2) Besides Lee last year, the pitching was only okay after Sabathia was traded but somehow the club roared back to finish the season at .500. If the team can finish .500 after trading an ace and getting no production from its 3-hitter (Hafner) and very little from its 4 hitter (VICTOR), then they should be the class of the division if they get anything from those two men.
3) Go Tribe!
4) As far as I can tell, all of their players this year play at least 13 positions on the field. Not only that, but their utility players this year should be picked based on ability to play the game instead of trying to save face on a "can't miss" prospect.
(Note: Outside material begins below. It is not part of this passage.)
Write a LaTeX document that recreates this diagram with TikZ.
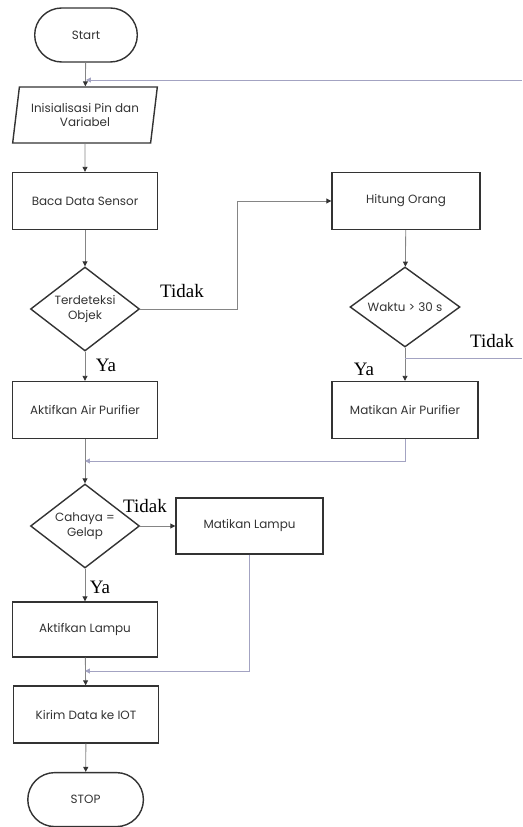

Mix the two and you have a good chance of staying healthy and productive.
5) No one cares about David Delucci. He played a lot early last year in the hopes that he would be good enough to dump on someone else in a trade. This year, I expect him to fair decently as a situational hitter or be unceremoniusly given the boot by the end of May.
6) Go Tribe!

Sunday, March 08, 2009

WBC

Alright, still nothing in depth here, but I have caught parts of several games now.

For now, the US is 1-0 and playing a second game to make it to the next round tonight (Sunday) at 8pm. Game will be shown on ESPN.

The other major news is that Dominican Republic, a team very similar the US team, lost to someone (who cares who, really?). Since the first round is double elimination, they have to win two more games to move on.

Japan is playing Korea again Monday night, which is strange since Japan is already through by virtue of beating Korea 14-2 on Saturday. I guess the two teams that have 2 wins then have a play off to determine the pool winner for the seeding in the next round.

Contrary to my rant before, apparently someone is interneting video from all the games live. Oddly enough the site running this service is worldbaseballclassic.com so go and enjoy, or at least go and be amazed.